Previous EAEPE-Myrdal Prize winners Erik Reinert & Smita Srinivas image

In June, IKD Visiting Professor Smita Srinivas delivered a keynote address at EAEPE’s 2017 Symposium, Developing Economics: Towards a Critical Research Agenda for Development Economics.

Held at Berlin’s Institute for International Political Economy, the symposium investigated in what ways heterodox perspectives can contribute to a research agenda for development economics that is critical, interdisciplinary, and sensitive to power issues and global inequalities.

The potentials and shortcomings of current practices to address poverty and inequalities were discussed, with a particular focus on behavioural and institutional approaches. Areas of debate included the one-sidedness of analysis so far – since policy advice focuses on importing the ‘right’ set of institutions to developing countries – of the relationship between economic development and institutions.

The importance of reintroducing structuralist perspectives into economic discussion was also raised as, in a globalised world, it's simply not possible for nation states to design their institutions in independence.

On the behavioural front, an increasing number of economists have applied insights gained from the field of psychology as part of their efforts to develop approaches that offer a better explanation of why poverty and inequality continue to persist in so many societies.

However, although as a result of this, ideas of ‘soft’ development policies and ‘nudges’ have gained in importance, discussion about the potentials and drawbacks of such approaches remains heated.
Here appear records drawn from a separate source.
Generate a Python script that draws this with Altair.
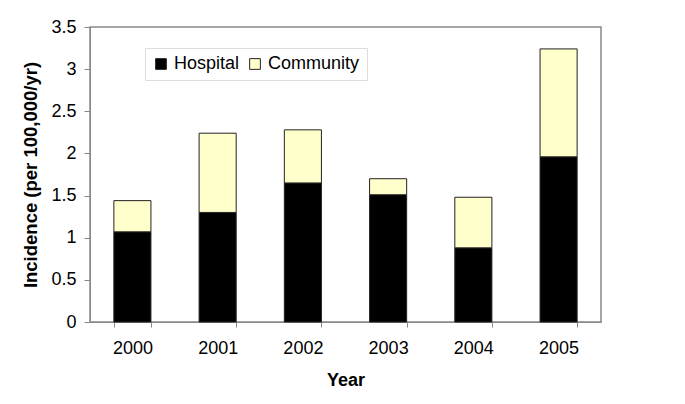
import altair as alt
import pandas as pd

years = ["2000", "2001", "2002", "2003", "2004", "2005"]
hospital = [1.07, 1.30, 1.65, 1.51, 0.88, 1.96]
community = [0.37, 0.94, 0.63, 0.19, 0.60, 1.28]

rows = []
for y, h, c in zip(years, hospital, community):
    rows.append({"Year": y, "Type": "Hospital", "Incidence": h, "ord": 0})
    rows.append({"Year": y, "Type": "Community", "Incidence": c, "ord": 1})
df = pd.DataFrame(rows)

font = "Liberation Sans"

chart = alt.Chart(df).mark_bar(stroke="#222222", strokeWidth=1).encode(
    x=alt.X("Year:N", sort=years,
            scale=alt.Scale(paddingInner=0.565, paddingOuter=0.28),
            axis=alt.Axis(title="Year", labelAngle=0, tickBand="extent",
                          labelFontSize=18, labelFont=font, labelColor="#000",
                          titleFontSize=18, titleFont=font, titleFontWeight="bold",
                          titleColor="#000", tickSize=5, labelPadding=12,
                          titlePadding=14, domainColor="#888888", tickColor="#888888")),
    y=alt.Y("Incidence:Q", stack="zero",
            scale=alt.Scale(domain=[0, 3.5], nice=False),
            axis=alt.Axis(title="Incidence (per 100,000/yr)", values=[0, 0.5, 1, 1.5, 2, 2.5, 3, 3.5],
                          format="~g",
                          grid=False, labelFontSize=18, labelFont=font, labelColor="#000",
                          titleFontSize=18.5, titleFont=font, titleFontWeight="bold",
                          titleColor="#000", tickSize=6, labelPadding=8, titlePadding=10,
                          domainColor="#888888", tickColor="#888888")),
    color=alt.Color("Type:N", sort=["Hospital", "Community"],
                    scale=alt.Scale(domain=["Hospital", "Community"], range=["#000000", "#FFFFCC"]),
                    legend=alt.Legend(title=None, orient="none", legendX=55, legendY=21,
                                      direction="horizontal", symbolType="square",
                                      symbolSize=115, symbolStrokeColor="#222222", symbolStrokeWidth=1,
                                      labelFontSize=18, labelFont=font, labelColor="#000",
                                      strokeColor="#dddddd", padding=7, columnPadding=6,
                                      labelOffset=4)),
    order=alt.Order("ord:Q"),
).properties(
    width=511, height=295,
    autosize=alt.AutoSizeParams(type="none"),
    padding={"left": 82, "top": 19, "right": 60, "bottom": 80},
).configure_view(stroke="#888888", strokeWidth=1.5)

chart.save("out.html", embed_options={"renderer": "svg", "actions": False})
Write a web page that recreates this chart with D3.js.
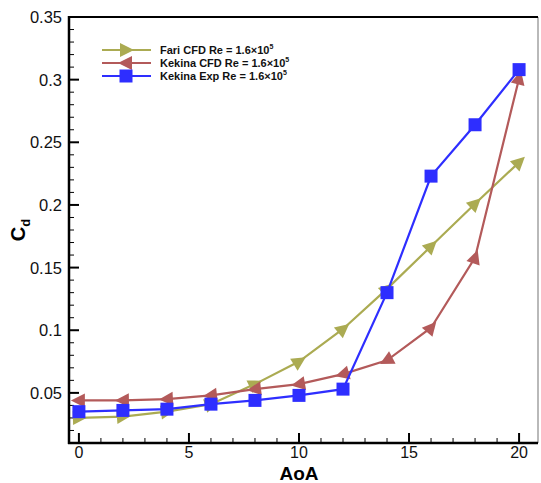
<!DOCTYPE html>
<html>
<head>
<meta charset="utf-8">
<script src="https://cdn.jsdelivr.net/npm/d3@7"></script>
<style>
  html, body { margin: 0; padding: 0; background: #fff; }
  svg { display: block; font-family: "Liberation Sans", Arial, sans-serif; }
</style>
</head>
<body>
<svg id="chart" width="541" height="483"></svg>
<script>
// Drag coefficient vs angle of attack
const aoa = [0, 2, 4, 6, 8, 10, 12, 14, 16, 18, 20];
const fariCFD = [0.030, 0.031, 0.035, 0.041, 0.057, 0.075, 0.101, 0.133, 0.167, 0.201, 0.234];
const kekinaCFD = [0.044, 0.044, 0.045, 0.048, 0.053, 0.057, 0.065, 0.076, 0.102, 0.158, 0.301];
const kekinaExp = [0.035, 0.036, 0.037, 0.041, 0.044, 0.048, 0.053, 0.130, 0.223, 0.264, 0.308];
const xTicks = [0, 5, 10, 15, 20];
const yTicks = [0.05, 0.1, 0.15, 0.2, 0.25, 0.3, 0.35];
const yTickLabels = ["0.05", "0.1", "0.15", "0.2", "0.25", "0.3", "0.35"];

const series = [
  { name: "Fari CFD Re = 1.6\u00d710", values: fariCFD, color: "#abab52", marker: "triRight" },
  { name: "Kekina CFD Re = 1.6\u00d710", values: kekinaCFD, color: "#b35a5a", marker: "triLeft" },
  { name: "Kekina Exp Re = 1.6\u00d710", values: kekinaExp, color: "#2e2eff", marker: "square" }
];

const svg = d3.select("#chart");
const L = 69, R = 538, T = 17, B = 443;

const x = d3.scaleLinear().domain([-0.45, 20.86]).range([L, R]);
const y = d3.scaleLinear().domain([0.01, 0.35]).range([B, T]);

// Inward ticks: minor and major
const g = svg.append("g");
const xMinor = d3.range(0, 21, 1).filter(v => v % 5 !== 0);
const yMinor = d3.range(0.02, 0.345, 0.01).filter(v => Math.abs(Math.round(v * 100) % 5) !== 0);

g.selectAll(".xminor").data(xMinor).enter().append("line")
  .attr("x1", d => x(d)).attr("x2", d => x(d))
  .attr("y1", B).attr("y2", B - 5)
  .attr("stroke", "#000").attr("stroke-width", 1);
g.selectAll(".xmajor").data(xTicks).enter().append("line")
  .attr("x1", d => x(d)).attr("x2", d => x(d))
  .attr("y1", B).attr("y2", B - 10)
  .attr("stroke", "#000").attr("stroke-width", 2);
g.selectAll(".yminor").data(yMinor).enter().append("line")
  .attr("x1", L).attr("x2", L + 5)
  .attr("y1", d => y(d)).attr("y2", d => y(d))
  .attr("stroke", "#000").attr("stroke-width", 1);
g.selectAll(".ymajor").data(yTicks).enter().append("line")
  .attr("x1", L).attr("x2", L + 10)
  .attr("y1", d => y(d)).attr("y2", d => y(d))
  .attr("stroke", "#000").attr("stroke-width", 2);

// Tick labels
g.selectAll(".xlab").data(xTicks).enter().append("text")
  .attr("x", d => x(d)).attr("y", 458)
  .attr("text-anchor", "middle").attr("font-size", 16).attr("fill", "#111")
  .text(d => d);
g.selectAll(".ylab").data(yTicks).enter().append("text")
  .attr("x", 62).attr("y", d => y(d) + 6)
  .attr("text-anchor", "end").attr("font-size", 16.5).attr("fill", "#111")
  .text((d, i) => yTickLabels[i]);

// Axis titles
svg.append("text").attr("x", x(10)).attr("y", 480)
  .attr("text-anchor", "middle").attr("font-size", 19).attr("font-weight", "bold")
  .text("AoA");
const yt = svg.append("text")
  .attr("transform", `translate(25,${(T + B) / 2}) rotate(-90)`)
  .attr("text-anchor", "middle").attr("font-size", 20).attr("font-weight", "bold");
yt.append("tspan").text("C");
yt.append("tspan").attr("font-size", 13).attr("dy", 5).text("d");

// Marker shapes
function markerPath(type) {
  if (type === "square") return "M-6.5,-6.5H6.5V6.5H-6.5Z";
  if (type === "triRight") return "M8,0L-6,-7L-6,7Z";
  return "M-8,0L6,-7L6,7Z";
}

const lineGen = d3.line().x((d, i) => x(aoa[i])).y(d => y(d));

series.forEach((s, si) => {
  const sg = svg.append("g");
  sg.append("path").datum(s.values)
    .attr("d", lineGen)
    .attr("fill", "none").attr("stroke", s.color).attr("stroke-width", 2.2);

  const pts = s.values.map((v, i) => [x(aoa[i]), y(v)]);
  sg.selectAll("path.m").data(pts).enter().append("path")
    .attr("class", "m")
    .attr("d", markerPath(s.marker))
    .attr("fill", s.color)
    .attr("transform", (p, i) => {
      if (s.marker === "square") return `translate(${p[0]},${p[1]})`;
      const a = pts[Math.max(0, i - 1)], b = pts[Math.min(pts.length - 1, i + 1)];
      let ang = Math.atan2(b[1] - a[1], b[0] - a[0]) * 180 / Math.PI;
      // left-pointing arrowheads turn forward where the curve climbs steeply
      if (s.marker === "triLeft" && ang < -45) ang += 180;
      return `translate(${p[0]},${p[1]}) rotate(${ang})`;
    });
});

// Frame
svg.append("line").attr("x1", R).attr("x2", R).attr("y1", T).attr("y2", B)
  .attr("stroke", "#8a8a8a").attr("stroke-width", 1.2);
svg.append("line").attr("x1", L).attr("x2", R).attr("y1", T).attr("y2", T)
  .attr("stroke", "#000").attr("stroke-width", 2.2);
svg.append("line").attr("x1", L).attr("x2", L).attr("y1", T - 1).attr("y2", B + 1)
  .attr("stroke", "#000").attr("stroke-width", 2.5);
svg.append("line").attr("x1", L - 1).attr("x2", R).attr("y1", B).attr("y2", B)
  .attr("stroke", "#000").attr("stroke-width", 2.5);

// Legend
const lg = svg.append("g");
series.forEach((s, i) => {
  const ly = 50 + i * 13;
  lg.append("line").attr("x1", 102).attr("x2", 151).attr("y1", ly).attr("y2", ly)
    .attr("stroke", s.color).attr("stroke-width", 2.2);
  lg.append("path").attr("d", markerPath(s.marker))
    .attr("transform", `translate(126,${ly})`).attr("fill", s.color);
  const t = lg.append("text").attr("x", 160).attr("y", ly + 4)
    .attr("font-size", 11).attr("font-weight", "bold").attr("fill", "#111");
  t.append("tspan").text(s.name);
  t.append("tspan").attr("font-size", 7).attr("dy", -5).text("5");
});
</script>
</body>
</html>
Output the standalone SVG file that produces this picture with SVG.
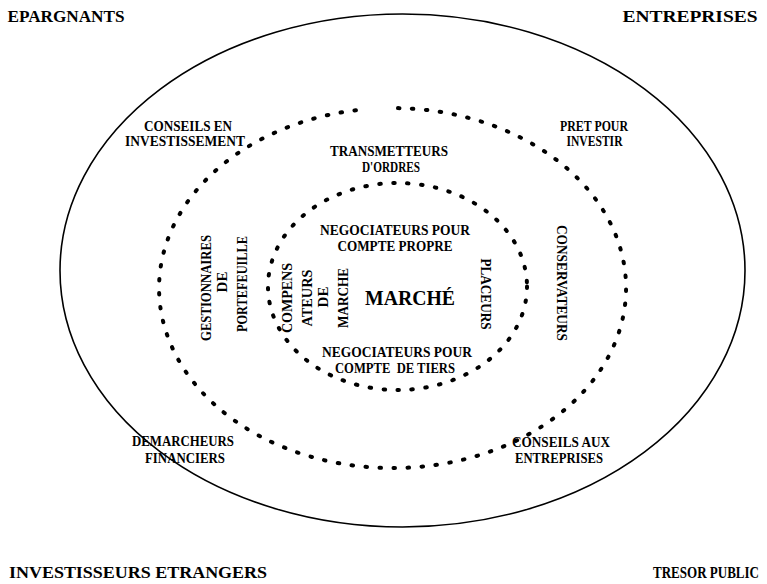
<svg xmlns="http://www.w3.org/2000/svg" width="767" height="584" viewBox="0 0 767 584">
<style>
text{font-family:"Liberation Serif","Times New Roman",serif;font-weight:bold;fill:#000;text-anchor:middle}
.c{font-size:16px}
.l{font-size:15px}
.s{font-size:14px}
.m{font-size:22px}
.ring{fill:none;stroke:#000;stroke-width:4;stroke-linecap:round;stroke-dasharray:1.5 12.5}
</style>
<rect width="767" height="584" fill="#fff"/>
<g id="corners">
<text class="c" x="66" y="22" textLength="117" lengthAdjust="spacingAndGlyphs">EPARGNANTS</text>
<text class="c" x="690" y="22" textLength="135" lengthAdjust="spacingAndGlyphs">ENTREPRISES</text>
<text class="c" x="138" y="578" textLength="258" lengthAdjust="spacingAndGlyphs">INVESTISSEURS ETRANGERS</text>
<text transform="translate(706,578) scale(1,1.18)" style="font-size:13.5px" textLength="106" lengthAdjust="spacingAndGlyphs">TRESOR PUBLIC</text>
</g>
<g id="outer-ring">
<ellipse cx="402.5" cy="270.5" rx="342.5" ry="256.5" fill="none" stroke="#000" stroke-width="1.6"/>
</g>
<g id="middle-ring">
<path class="ring" d="M398 108.1 A233.5 180 0 1 1 362 109.6"/>
</g>
<g id="inner-ring">
<ellipse class="ring" cx="397.5" cy="286.5" rx="129.5" ry="103.5"/>
</g>
<g id="conseils-investissement">
<text class="s" x="188" y="131" textLength="88" lengthAdjust="spacingAndGlyphs">CONSEILS EN</text>
<text class="s" x="185" y="146" textLength="120" lengthAdjust="spacingAndGlyphs">INVESTISSEMENT</text>
</g>
<g id="pret-investir">
<text class="s" x="594" y="131" textLength="68" lengthAdjust="spacingAndGlyphs">PRET POUR</text>
<text class="s" x="594.5" y="146" textLength="56" lengthAdjust="spacingAndGlyphs">INVESTIR</text>
</g>
<g id="transmetteurs">
<text class="s" x="389" y="156" textLength="118" lengthAdjust="spacingAndGlyphs">TRANSMETTEURS</text>
<text class="s" x="391" y="172" textLength="58" lengthAdjust="spacingAndGlyphs">D'ORDRES</text>
</g>
<g id="gestionnaires">
<text class="l" transform="translate(211,288) rotate(-90)" textLength="106" lengthAdjust="spacingAndGlyphs">GESTIONNAIRES</text>
<text class="l" transform="translate(227,282) rotate(-90)">DE</text>
<text class="l" transform="translate(247,284) rotate(-90)" textLength="96" lengthAdjust="spacingAndGlyphs">PORTEFEUILLE</text>
</g>
<g id="conservateurs">
<text class="l" transform="translate(557,283) rotate(90)" textLength="116" lengthAdjust="spacingAndGlyphs">CONSERVATEURS</text>
</g>
<g id="negociateurs-propre">
<text class="s" x="395" y="235" textLength="150" lengthAdjust="spacingAndGlyphs">NEGOCIATEURS POUR</text>
<text class="s" x="395" y="251" textLength="115" lengthAdjust="spacingAndGlyphs">COMPTE PROPRE</text>
</g>
<g id="compensateurs">
<text class="l" transform="translate(292,298) rotate(-90)" textLength="70" lengthAdjust="spacingAndGlyphs">COMPENS</text>
<text class="l" transform="translate(312,298) rotate(-90)" textLength="57" lengthAdjust="spacingAndGlyphs">ATEURS</text>
<text class="l" transform="translate(328,297) rotate(-90)">DE</text>
<text class="l" transform="translate(348,298) rotate(-90)" textLength="60" lengthAdjust="spacingAndGlyphs">MARCHE</text>
</g>
<g id="marche">
<text class="m" x="410" y="305" textLength="90" lengthAdjust="spacingAndGlyphs">MARCHÉ</text>
</g>
<g id="placeurs">
<text class="l" transform="translate(481,294) rotate(90)" textLength="71" lengthAdjust="spacingAndGlyphs">PLACEURS</text>
</g>
<g id="negociateurs-tiers">
<text class="s" x="397" y="357" textLength="150" lengthAdjust="spacingAndGlyphs">NEGOCIATEURS POUR</text>
<text class="s" x="395" y="373" textLength="120" lengthAdjust="spacingAndGlyphs" xml:space="preserve">COMPTE  DE TIERS</text>
</g>
<g id="demarcheurs">
<text class="s" x="183" y="446" textLength="102" lengthAdjust="spacingAndGlyphs">DEMARCHEURS</text>
<text class="s" x="185" y="463" textLength="80" lengthAdjust="spacingAndGlyphs">FINANCIERS</text>
</g>
<g id="conseils-entreprises">
<text class="s" x="561" y="447" textLength="98" lengthAdjust="spacingAndGlyphs">CONSEILS AUX</text>
<text class="s" x="559" y="463" textLength="88" lengthAdjust="spacingAndGlyphs">ENTREPRISES</text>
</g>
</svg>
The strong focus on micro-level interactions and incentives, for example, inhibits the inclusion of macroeconomic or institutional dynamics into analysis, while social experiments have, since their very beginning, been conducted by richer persons on the poor.

In her address, Re-framing the Economics of Innovation: Cognitive and Structural Elements in Developing Economies, Professor Srinivas emphasised the importance of connecting cognitive and structural views with institutional approaches. In addition, she highlighted the opportunities the economics of innovation – studying development processes at different scales, with close attention to the dynamics of technological change – provides for moving development economics forward.